10. L’Assemblée prend note du grand nombre d’affaires en instance
contre l’Albanie devant la Cour européenne des droits de l’homme.
Celles-ci révèlent un dysfonctionnement structurel persistant dans l’application
des décisions prononcées par les juridictions nationales et l’absence
de recours effectif. A cet égard, l’Assemblée salue l’adoption récente
d’un plan d’action pour appliquer les mesures générales ordonnées
dans l’arrêt pilote Manushaqe Puto et
autres c. Albanie. Elle engage les autorités à examiner
toutes les possibilités pour réduire autant que possible le retard
dans la mise en œuvre de ce plan d’action, comme l’a également demandé
le Comité des Ministres du Conseil de l’Europe.

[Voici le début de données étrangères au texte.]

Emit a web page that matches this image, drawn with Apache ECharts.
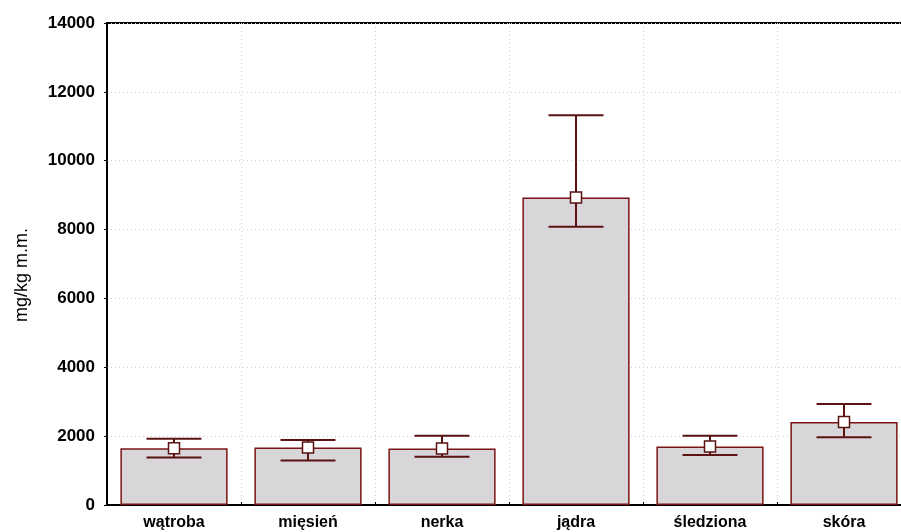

11. L’Assemblée se félicite des progrès significatifs accomplis
dans le renforcement des mécanismes de protection des droits de
l’homme en Albanie, ainsi que de la signature et la ratification
de la Convention du Conseil de l’Europe sur la prévention et la
lutte contre la violence à l’égard des femmes et la violence domestique
(STCE n° 210). Elle demande aux autorités compétentes de prendre
toutes les mesures nécessaires pour enrayer la récente augmentation
des crimes d’honneur et des vendettas, qui est une source de préoccupation.
12. L’Assemblée salue les efforts des pouvoirs publics pour améliorer
les conditions de détention et réduire la surpopulation carcérale.
Toutefois, elle se déclare très préoccupée par les allégations de
mauvais traitements de détenus par la police au cours des interrogatoires
et par les conditions de détention déplorables dans les postes de
police. Elle appelle donc les autorités albanaises à remédier au
plus vite à cette situation.
13. S’agissant de la protection des droits des minorités et de
la lutte contre la discrimination, tout en reconnaissant les progrès
globalement réalisés à cet égard, l’Assemblée:
13.1. recommande au Parlement albanais
d’adopter un système de reconnaissance des minorités nationales
et ethniques plus souple et plus adapté;
13.2. exhorte le parlement à adopter une législation globale
sur les minorités;
13.3. salue l’adoption d’une loi globale contre les discriminations
et encourage les pouvoirs publics à en appliquer les dispositions
de façon systématique et cohérente;
13.4. regrette que l’Albanie n’ait ni signé ni ratifié la Charte
européenne des langues régionales ou minoritaires (STE n° 148),
bien que cela fasse explicitement partie des engagements d’adhésion. L’Assemblée
invite les autorités à honorer cet engagement dans les plus brefs
délais.
14. L’Assemblée se félicite du rôle actif et efficace joué par
le médiateur national en Albanie. Elle prie en outre les autorités
de s’assurer qu’il dispose de ressources suffisantes pour mener
à bien sa mission et demande au Parlement albanais d’inscrire de
manière systématique et cohérente à son ordre du jour les rapports
statutaires et spéciaux du médiateur pour débat.
15. En dépit des progrès réalisés par l’Albanie pour honorer ses
obligations de membre et les engagements pris lors de son adhésion,
de graves préoccupations subsistent, en particulier concernant l’impartialité
des institutions démocratiques et de la fonction publique, l’indépendance
de la justice et la lutte contre la corruption endémique en Albanie.
Des mesures concrètes doivent être prises par toutes les parties
prenantes, les autorités et l’opposition, afin de garantir que ses
obligations de membre et les engagements pris lors de son adhésion
sont intégralement respectés. A cet égard, l’Assemblée insiste sur
le fait qu’il est capital que les nombreuses réformes et dispositions
législatives adoptées soient appliquées pour apporter une réponse effective
aux problèmes qu’elle n’est pas seule à avoir soulevés. En conséquence,
l’Assemblée décide de continuer à suivre le respect des obligations
et engagements contractés par l’Albanie.